[begin SUPPLIED INFORMATION]
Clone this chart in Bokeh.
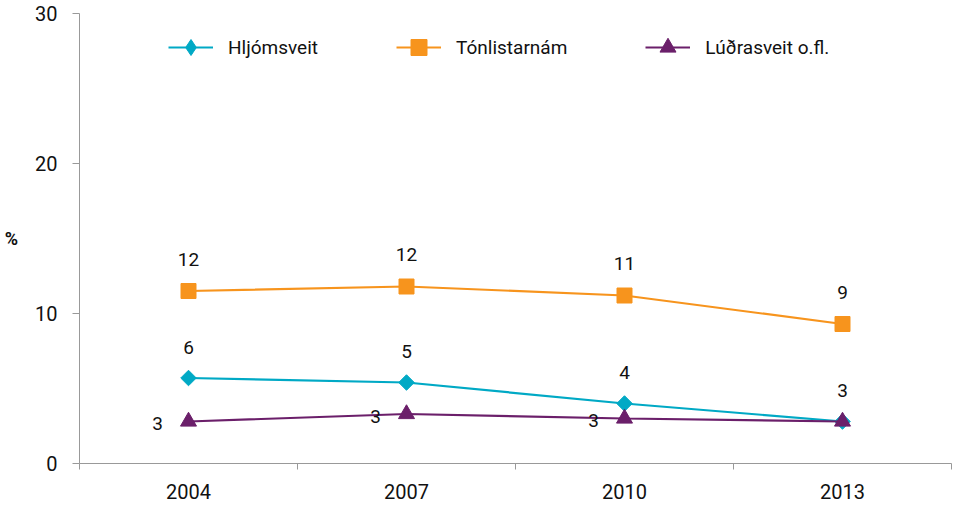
import math
from bokeh.plotting import figure
from bokeh.models import FixedTicker, Legend, LegendItem
from bokeh.core.properties import value
from bokeh.embed import file_html
from bokeh.resources import INLINE

years = ["2004", "2007", "2010", "2013"]
hljomsveit = [5.7, 5.4, 4.0, 2.8]
tonlistarnam = [11.5, 11.8, 11.2, 9.3]
ludrasveit = [2.8, 3.3, 3.0, 2.8]
series_names = ["Hljómsveit", "Tónlistarnám", "Lúðrasveit o.fl."]
y_ticks = [0, 10, 20, 30]

FONT = "Roboto"
C_TEAL = "#00A9C5"
C_ORANGE = "#F7941D"
C_PURPLE = "#6B1F6A"

xs = [i + 0.5 for i in range(len(years))]

p = figure(width=953, height=504, output_backend="svg", toolbar_location=None,
           x_range=(0, len(years)), y_range=(0, 30),
           min_border_left=79, min_border_right=2, min_border_top=13, min_border_bottom=41)
p.outline_line_color = None
p.xgrid.visible = False
p.ygrid.visible = False

# axes
p.xaxis.ticker = FixedTicker(ticks=xs, minor_ticks=list(range(len(years) + 1)))
p.xaxis.major_label_overrides = {x: y for x, y in zip(xs, years)}
p.xaxis.major_tick_out = 0
p.xaxis.major_tick_in = 0
p.xaxis.minor_tick_out = 6
p.xaxis.minor_tick_in = 0
p.xaxis.minor_tick_line_color = "#999999"
p.xaxis.axis_line_color = "#999999"
p.xaxis.major_label_standoff = 14
p.yaxis.ticker = FixedTicker(ticks=y_ticks, minor_ticks=[])
p.yaxis.major_tick_out = 7
p.yaxis.major_tick_in = 0
p.yaxis.major_tick_line_color = "#999999"
p.yaxis.axis_line_color = "#999999"
p.yaxis.major_label_standoff = 15
for ax in (p.xaxis, p.yaxis):
    ax.major_label_text_font = FONT
    ax.major_label_text_font_size = "20px"
    ax.major_label_text_color = "#111111"
p.yaxis.axis_label = "%"
p.yaxis.axis_label_orientation = "horizontal"
p.yaxis.axis_label_text_font = FONT
p.yaxis.axis_label_text_font_size = "18px"
p.yaxis.axis_label_text_font_style = "bold"
p.yaxis.axis_label_text_color = "#111111"
p.yaxis.axis_label_standoff = 14

# series
r1l = p.line(xs, hljomsveit, line_color=C_TEAL, line_width=2.2)
r1m = p.scatter(xs, hljomsveit, marker="square", angle=math.pi / 4, size=11, color=C_TEAL)
# diamond shape used only for the legend sample
r1k = p.scatter(xs, hljomsveit, marker="diamond", size=16, color=C_TEAL, visible=False)
r2l = p.line(xs, tonlistarnam, line_color=C_ORANGE, line_width=2.2)
r2m = p.scatter(xs, tonlistarnam, marker="square", size=15, color=C_ORANGE)
r3l = p.line(xs, ludrasveit, line_color=C_PURPLE, line_width=2.2)
r3m = p.scatter(xs, ludrasveit, marker="triangle", size=16, color=C_PURPLE)

# data labels
lab_kw = dict(text_font=value(FONT), text_font_size="19px", text_color="#111111",
              text_align="center", text_baseline="middle")
p.text(xs, tonlistarnam, text=[str(round(v)) for v in tonlistarnam], y_offset=-32, **lab_kw)
p.text(xs, hljomsveit, text=[str(round(v)) for v in hljomsveit], y_offset=-31, **lab_kw)
p.text(xs[:3], ludrasveit[:3], text=[str(round(v)) for v in ludrasveit[:3]],
       x_offset=-31, y_offset=2, **lab_kw)

legend = Legend(items=[
    LegendItem(label=series_names[0], renderers=[r1l, r1k]),
    LegendItem(label=series_names[1], renderers=[r2l, r2m]),
    LegendItem(label=series_names[2], renderers=[r3l, r3m]),
], orientation="horizontal", location=(89, 396), spacing=78, padding=0, margin=0,
    glyph_width=45, glyph_height=40, label_height=40, label_standoff=15,
    label_text_font=FONT, label_text_font_size="19px", label_text_color="#111111",
    border_line_alpha=0, background_fill_alpha=0, inactive_fill_alpha=0)
p.add_layout(legend, "center")

open("out.html", "w").write(file_html(p, INLINE))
[end SUPPLIED INFORMATION]
_REQUIREMENTS_
Set down the material exactly, every line of it, except for the pictures.

_FULL RESPONSE_
Clone this chart in Bokeh.
import math
from bokeh.plotting import figure
from bokeh.models import FixedTicker, Legend, LegendItem
from bokeh.core.properties import value
from bokeh.embed import file_html
from bokeh.resources import INLINE

years = ["2004", "2007", "2010", "2013"]
hljomsveit = [5.7, 5.4, 4.0, 2.8]
tonlistarnam = [11.5, 11.8, 11.2, 9.3]
ludrasveit = [2.8, 3.3, 3.0, 2.8]
series_names = ["Hljómsveit", "Tónlistarnám", "Lúðrasveit o.fl."]
y_ticks = [0, 10, 20, 30]

FONT = "Roboto"
C_TEAL = "#00A9C5"
C_ORANGE = "#F7941D"
C_PURPLE = "#6B1F6A"

xs = [i + 0.5 for i in range(len(years))]

p = figure(width=953, height=504, output_backend="svg", toolbar_location=None,
           x_range=(0, len(years)), y_range=(0, 30),
           min_border_left=79, min_border_right=2, min_border_top=13, min_border_bottom=41)
p.outline_line_color = None
p.xgrid.visible = False
p.ygrid.visible = False

# axes
p.xaxis.ticker = FixedTicker(ticks=xs, minor_ticks=list(range(len(years) + 1)))
p.xaxis.major_label_overrides = {x: y for x, y in zip(xs, years)}
p.xaxis.major_tick_out = 0
p.xaxis.major_tick_in = 0
p.xaxis.minor_tick_out = 6
p.xaxis.minor_tick_in = 0
p.xaxis.minor_tick_line_color = "#999999"
p.xaxis.axis_line_color = "#999999"
p.xaxis.major_label_standoff = 14
p.yaxis.ticker = FixedTicker(ticks=y_ticks, minor_ticks=[])
p.yaxis.major_tick_out = 7
p.yaxis.major_tick_in = 0
p.yaxis.major_tick_line_color = "#999999"
p.yaxis.axis_line_color = "#999999"
p.yaxis.major_label_standoff = 15
for ax in (p.xaxis, p.yaxis):
    ax.major_label_text_font = FONT
    ax.major_label_text_font_size = "20px"
    ax.major_label_text_color = "#111111"
p.yaxis.axis_label = "%"
p.yaxis.axis_label_orientation = "horizontal"
p.yaxis.axis_label_text_font = FONT
p.yaxis.axis_label_text_font_size = "18px"
p.yaxis.axis_label_text_font_style = "bold"
p.yaxis.axis_label_text_color = "#111111"
p.yaxis.axis_label_standoff = 14

# series
r1l = p.line(xs, hljomsveit, line_color=C_TEAL, line_width=2.2)
r1m = p.scatter(xs, hljomsveit, marker="square", angle=math.pi / 4, size=11, color=C_TEAL)
# diamond shape used only for the legend sample
r1k = p.scatter(xs, hljomsveit, marker="diamond", size=16, color=C_TEAL, visible=False)
r2l = p.line(xs, tonlistarnam, line_color=C_ORANGE, line_width=2.2)
r2m = p.scatter(xs, tonlistarnam, marker="square", size=15, color=C_ORANGE)
r3l = p.line(xs, ludrasveit, line_color=C_PURPLE, line_width=2.2)
r3m = p.scatter(xs, ludrasveit, marker="triangle", size=16, color=C_PURPLE)

# data labels
lab_kw = dict(text_font=value(FONT), text_font_size="19px", text_color="#111111",
              text_align="center", text_baseline="middle")
p.text(xs, tonlistarnam, text=[str(round(v)) for v in tonlistarnam], y_offset=-32, **lab_kw)
p.text(xs, hljomsveit, text=[str(round(v)) for v in hljomsveit], y_offset=-31, **lab_kw)
p.text(xs[:3], ludrasveit[:3], text=[str(round(v)) for v in ludrasveit[:3]],
       x_offset=-31, y_offset=2, **lab_kw)

legend = Legend(items=[
    LegendItem(label=series_names[0], renderers=[r1l, r1k]),
    LegendItem(label=series_names[1], renderers=[r2l, r2m]),
    LegendItem(label=series_names[2], renderers=[r3l, r3m]),
], orientation="horizontal", location=(89, 396), spacing=78, padding=0, margin=0,
    glyph_width=45, glyph_height=40, label_height=40, label_standoff=15,
    label_text_font=FONT, label_text_font_size="19px", label_text_color="#111111",
    border_line_alpha=0, background_fill_alpha=0, inactive_fill_alpha=0)
p.add_layout(legend, "center")

open("out.html", "w").write(file_html(p, INLINE))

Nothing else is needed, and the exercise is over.